At the same time, Horwitz readily concedes that the safety of the child is paramount.

“Sadly, there are situations that are truly unsafe for children — neighborho­ods in which gunfire is a daily occurrence, where there is little adult supervisio­n, and where poverty and racism fuel violence and community dissolutio­n,” she said. “These are real fears and call for many actions on the part of our society to address them.”

A different time decades ago

O’Dea, who will soon turn 56, recalls that things were different back in his early days in the Philadelph­ia suburbs.

“Growing up, we were alone, playing in the neighborho­od at much younger than 12,” O’Dea said.

His bill has the long title of “an act limiting a finding of neglect or risk of injury to a child in certain circumstan­ces.”

The bill is designed to curb the findings “if the allegation of neglect is based on a child’s participat­ion in certain independen­t activities and the child is considered by the parent, guardian or caregiver of the child to be of sufficient maturity, physical condition and mental ability to avoid engaging in conduct that carries a substantia­l risk of physical harm.”

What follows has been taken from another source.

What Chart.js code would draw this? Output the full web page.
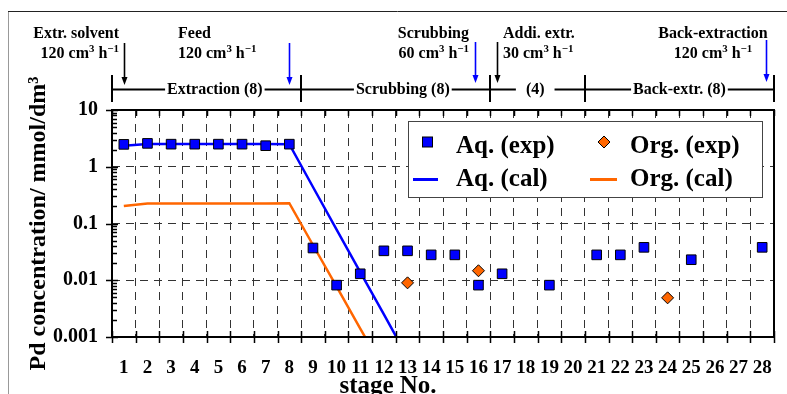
<!DOCTYPE html>
<html lang="en">
<head>
<meta charset="UTF-8">
<title>Pd concentration profile</title>
<script src="https://cdn.jsdelivr.net/npm/chart.js"></script>
<style>
  body { margin: 0; background: #fff; }
  canvas { display: block; }
</style>
</head>
<body>
<canvas id="chart" width="787" height="394"></canvas>
<script>
// stage numbers along the bottom axis
const stages = [1, 2, 3, 4, 5, 6, 7, 8, 9, 10, 11, 12, 13, 14, 15, 16, 17, 18, 19, 20, 21, 22, 23, 24, 25, 26, 27, 28];
const yTicks = [0.001, 0.01, 0.1, 1, 10];
const yTickLabels = ['0.001', '0.01', '0.1', '1', '10'];

// measured Pd, aqueous phase
const aqExpStages = [1, 2, 3, 4, 5, 6, 7, 8, 9, 10, 11, 12, 13, 14, 15, 16, 17, 19, 21, 22, 23, 25, 28];
const aqExp = [2.48, 2.58, 2.5, 2.5, 2.5, 2.5, 2.35, 2.5, 0.037, 0.0082, 0.013, 0.033, 0.033, 0.028, 0.028, 0.0082, 0.013, 0.0082, 0.028, 0.028, 0.038, 0.023, 0.038];

// measured Pd, organic phase
const orgExpStages = [13, 16, 24];
const orgExp = [0.009, 0.0147, 0.0049];

// calculated profiles
const aqCalStages = [1, 2, 3, 4, 5, 6, 7, 8, 9, 10, 11, 12, 13];
const aqCal = [2.35, 2.52, 2.52, 2.52, 2.52, 2.52, 2.52, 2.5, 0.44, 0.078, 0.0139, 0.0025, 0.00044];
const orgCalStages = [1, 2, 3, 4, 5, 6, 7, 8, 9, 10, 11, 12];
const orgCal = [0.203, 0.226, 0.226, 0.226, 0.226, 0.226, 0.226, 0.228, 0.0418, 0.0077, 0.00141, 0.00026];

// sections of the cascade
const sectionBounds = [0.5, 8.5, 16.5, 20.5, 28.5];
const sectionNames = ['Extraction (8)', 'Scrubbing (8)', '(4)', 'Back-extr. (8)'];
const sectionNameAt = [4.85, 12.8, 18.4, 24.5];
const sectionGaps = [2, 2, 10, 2];

// inlet streams
const feedNames = ['Extr. solvent', 'Feed', 'Scrubbing', 'Addi. extr.', 'Back-extraction'];
const feedFlows = ['120 cm^3 h^−1', '120 cm^3 h^−1', '60 cm^3 h^−1', '30 cm^3 h^−1', '120 cm^3 h^−1'];
const feedStages = [1, 8, 15.85, 16.8, 28.15];
const feedColors = ['#000000', '#0000ff', '#0000ff', '#000000', '#0000ff'];

const SERIF = '"Liberation Serif", "Times New Roman", serif';
Chart.defaults.font.family = SERIF;
Chart.defaults.color = '#000';

function pts(xs, ys) {
  return xs.map((s, i) => ({ x: s, y: ys[i] }));
}

// text with ^superscript runs
function drawRich(ctx, text, x, y, align, size) {
  const parts = text.split(/(\^\S+)/).filter(p => p).map(p =>
    p[0] === '^' ? { t: p.slice(1), sup: true } : { t: p, sup: false });
  let w = 0;
  parts.forEach(p => {
    ctx.font = 'bold ' + (p.sup ? size * 0.68 : size) + 'px ' + SERIF;
    p.w = ctx.measureText(p.t).width;
    w += p.w;
  });
  let cx = align === 'right' ? x - w : align === 'center' ? x - w / 2 : x;
  parts.forEach(p => {
    ctx.font = 'bold ' + (p.sup ? size * 0.68 : size) + 'px ' + SERIF;
    ctx.fillText(p.t, cx, p.sup ? y - size * 0.38 : y);
    cx += p.w;
  });
}

function arrow(ctx, xp, y0, y1, color) {
  ctx.strokeStyle = color;
  ctx.fillStyle = color;
  ctx.lineWidth = 1.6;
  ctx.beginPath();
  ctx.moveTo(xp, y0);
  ctx.lineTo(xp, y1 - 6);
  ctx.stroke();
  ctx.beginPath();
  ctx.moveTo(xp - 3, y1 - 8);
  ctx.lineTo(xp + 3, y1 - 8);
  ctx.lineTo(xp, y1);
  ctx.closePath();
  ctx.fill();
}

const decorations = {
  id: 'decorations',
  afterDraw(chart) {
    const { ctx, chartArea: a, scales: { x, y } } = chart;
    ctx.save();

    // outer frame
    ctx.lineWidth = 1;
    ctx.strokeStyle = '#999';
    ctx.beginPath(); ctx.moveTo(8.5, 11); ctx.lineTo(8.5, 394); ctx.stroke();
    ctx.strokeStyle = '#222';
    ctx.beginPath(); ctx.moveTo(8, 11.5); ctx.lineTo(787, 11.5); ctx.stroke();

    // plot frame
    ctx.strokeStyle = '#000';
    ctx.lineWidth = 2;
    ctx.strokeRect(a.left, a.top, a.right - a.left, a.bottom - a.top);

    // stage ticks, bottom (crossing) and top (inward)
    ctx.lineWidth = 1.5;
    ctx.beginPath();
    for (let i = 0; i <= stages.length; i++) {
      const xp = Math.round(x.getPixelForValue(stages[0] - 0.5 + i)) + 0.5;
      ctx.moveTo(xp, a.bottom - 6); ctx.lineTo(xp, a.bottom + 6);
      ctx.moveTo(xp, a.top); ctx.lineTo(xp, a.top + 6);
    }
    // log ticks on the left axis
    yTicks.forEach(v => {
      const yp = Math.round(y.getPixelForValue(v)) + 0.5;
      ctx.moveTo(a.left - 6, yp); ctx.lineTo(a.left + 6, yp);
    });
    for (let d = 0; d < yTicks.length - 1; d++) {
      for (let m = 2; m < 10; m++) {
        const yp = Math.round(y.getPixelForValue(yTicks[d] * m)) + 0.5;
        ctx.moveTo(a.left, yp); ctx.lineTo(a.left + 5, yp);
      }
    }
    ctx.stroke();

    // x axis title
    ctx.fillStyle = '#000';
    ctx.textAlign = 'center';
    ctx.textBaseline = 'alphabetic';
    ctx.font = 'bold 25px ' + SERIF;
    ctx.fillText('stage No.', 388, 393);

    // section bar above the plot
    const barY = 89.5;
    ctx.font = 'bold 16px ' + SERIF;
    ctx.lineWidth = 2;
    ctx.strokeStyle = '#000';
    sectionNames.forEach((name, i) => {
      const l = x.getPixelForValue(sectionBounds[i]);
      const r = x.getPixelForValue(sectionBounds[i + 1]);
      const c = x.getPixelForValue(sectionNameAt[i]);
      const w = ctx.measureText(name).width;
      ctx.beginPath();
      ctx.moveTo(l, barY); ctx.lineTo(c - w / 2 - sectionGaps[i], barY);
      ctx.moveTo(c + w / 2 + sectionGaps[i], barY); ctx.lineTo(r, barY);
      ctx.stroke();
      ctx.textAlign = 'center';
      ctx.fillText(name, c, 93.5);
    });
    sectionBounds.forEach(b => {
      const xp = Math.round(x.getPixelForValue(b));
      ctx.beginPath(); ctx.moveTo(xp, 75); ctx.lineTo(xp, 102); ctx.stroke();
    });

    // inlet arrows and labels
    const arrowTop = [43, 43, 42, 42, 40];
    const arrowTip = [85, 85, 83, 83, 82];
    const noteX = [119, 178, 469, 503, 713];
    const noteAlign = ['right', 'left', 'right', 'left', 'center'];
    feedStages.forEach((s, i) => {
      arrow(ctx, Math.round(x.getPixelForValue(s)) + 0.5, arrowTop[i], arrowTip[i], feedColors[i]);
      ctx.fillStyle = '#000';
      ctx.textAlign = 'left';
      drawRich(ctx, feedNames[i], noteX[i], 38, noteAlign[i], 16);
      drawRich(ctx, feedFlows[i], noteX[i], 58, noteAlign[i], 16);
    });

    // legend box
    const box = { l: 408.5, t: 121.5, r: 762.5, b: 197.5 };
    ctx.fillStyle = '#fff';
    ctx.fillRect(box.l, box.t, box.r - box.l, box.b - box.t);
    ctx.strokeStyle = '#444';
    ctx.lineWidth = 1;
    ctx.strokeRect(box.l, box.t, box.r - box.l, box.b - box.t);

    const ds = chart.data.datasets;
    // square
    ctx.lineWidth = 1;
    ctx.strokeStyle = '#000';
    ctx.fillStyle = ds[0].pointBackgroundColor;
    ctx.fillRect(422.5, 137, 10, 10);
    ctx.strokeRect(422.5, 137, 10, 10);
    // diamond
    ctx.fillStyle = ds[1].pointBackgroundColor;
    ctx.beginPath();
    ctx.moveTo(604, 136); ctx.lineTo(610, 142); ctx.lineTo(604, 148); ctx.lineTo(598, 142);
    ctx.closePath(); ctx.fill(); ctx.stroke();
    // lines
    ctx.lineWidth = 3;
    ctx.strokeStyle = ds[2].borderColor;
    ctx.beginPath(); ctx.moveTo(413, 179.5); ctx.lineTo(438, 179.5); ctx.stroke();
    ctx.strokeStyle = ds[3].borderColor;
    ctx.beginPath(); ctx.moveTo(590, 179.5); ctx.lineTo(617, 179.5); ctx.stroke();

    ctx.fillStyle = '#000';
    ctx.textAlign = 'left';
    ctx.font = 'bold 25px ' + SERIF;
    ctx.fillText(ds[0].label, 456, 153);
    ctx.fillText(ds[1].label, 630, 153);
    ctx.fillText(ds[2].label, 456, 186);
    ctx.fillText(ds[3].label, 630, 186);

    ctx.restore();
  }
};

new Chart(document.getElementById('chart'), {
  type: 'scatter',
  data: {
    datasets: [
      {
        label: 'Aq. (exp)',
        data: pts(aqExpStages, aqExp),
        pointStyle: 'rect',
        pointRadius: 6.8,
        pointBackgroundColor: '#0000ff',
        pointBorderColor: '#000',
        pointBorderWidth: 1,
        showLine: false
      },
      {
        label: 'Org. (exp)',
        data: pts(orgExpStages, orgExp),
        pointStyle: 'rectRot',
        pointRadius: 6,
        pointBackgroundColor: '#ff6600',
        pointBorderColor: '#000',
        pointBorderWidth: 1,
        showLine: false
      },
      {
        label: 'Aq. (cal)',
        data: pts(aqCalStages, aqCal),
        showLine: true,
        pointRadius: 0,
        borderColor: '#0000ff',
        borderWidth: 2.5,
        tension: 0
      },
      {
        label: 'Org. (cal)',
        data: pts(orgCalStages, orgCal),
        showLine: true,
        pointRadius: 0,
        borderColor: '#ff6600',
        borderWidth: 2.5,
        tension: 0
      }
    ]
  },
  options: {
    responsive: false,
    animation: false,
    devicePixelRatio: 1,
    layout: { padding: { left: 24, right: 13, top: 110, bottom: 0 } },
    plugins: {
      legend: { display: false },
      tooltip: { enabled: false }
    },
    scales: {
      x: {
        type: 'linear',
        min: stages[0] - 0.5,
        max: stages[stages.length - 1] + 0.5,
        afterBuildTicks: s => { s.ticks = stages.map(v => ({ value: v })); },
        // fixed height; labels fit inside the side margins
        afterFit: s => { s.height = 57; s.paddingLeft = 0; s.paddingRight = 0; },
        grid: { offset: true, color: '#333', lineWidth: 1, drawTicks: false },
        border: { display: false, dash: [8, 6] },
        ticks: {
          autoSkip: false,
          maxRotation: 0,
          padding: 20,
          color: '#000',
          font: { size: 19, weight: 'bold' },
          callback: (v, i) => String(stages[i])
        }
      },
      y: {
        type: 'logarithmic',
        min: yTicks[0],
        max: yTicks[yTicks.length - 1],
        afterBuildTicks: s => { s.ticks = yTicks.map(v => ({ value: v })); },
        afterFit: s => { s.width = 88; },
        grid: { color: '#333', lineWidth: 1, drawTicks: false },
        border: { display: false, dash: [8, 6] },
        ticks: {
          padding: 14,
          color: '#000',
          font: { size: 20, weight: 'bold' },
          callback: (v, i) => yTickLabels[i]
        },
        title: {
          display: true,
          text: 'Pd concentration/ mmol/dm³',
          color: '#000',
          padding: 0,
          font: { size: 24, weight: 'bold' }
        }
      }
    }
  },
  plugins: [decorations]
});
</script>
</body>
</html>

At DCF, Dorrantes favors a separate bill regarding a defense in court for parents, caregivers or others charged criminally with a misdemeano­r for children under 12, saying that the bill “strikes a more appropriat­e balance between parental judgment and child safety.”

The office of the chief public defender, represente­d by counsel Deborah Del Prete Sullivan, agrees with Dorrantes that age alone should not be the biggest factor in this instance. The defense would be that the parent or other “exercised reasonable judgment in determinin­g that the child was of sufficient age, maturity, physical ability and mental ability to be left unsupervis­ed,” according to the bill.

“Under current law, these factors are not considered,” Sullivan said. “Only the age of the child is relevant. As a result, under current law, a person could be so charged even if a child is within days of their 12th birthday. Being able to raise an affirmativ­e defense at trial presents evidence for the court or jury to consider that explains the defendant’s reasoning based upon other factors beyond the child’s age.”

David Pimentel, an Idaho law school professor, said many cultural factors are evident when police and investigat­ors are making judgments in child neglect cases.

“No doubt,” he said, “these laws have been applied disproport­ionately against single moms and poor families, who already have fewer resources to devote to helicopter parenting their kids, against ethnic and cultural minorities, including immigrants who may bring different cultural traditions and values to their parenting, and against anyone whose parenting style might be characteri­zed as unconventi­onal, including those who believe in long-leash or ‘Free Range’ parenting to, among other things, teach their kids responsibi­lity.”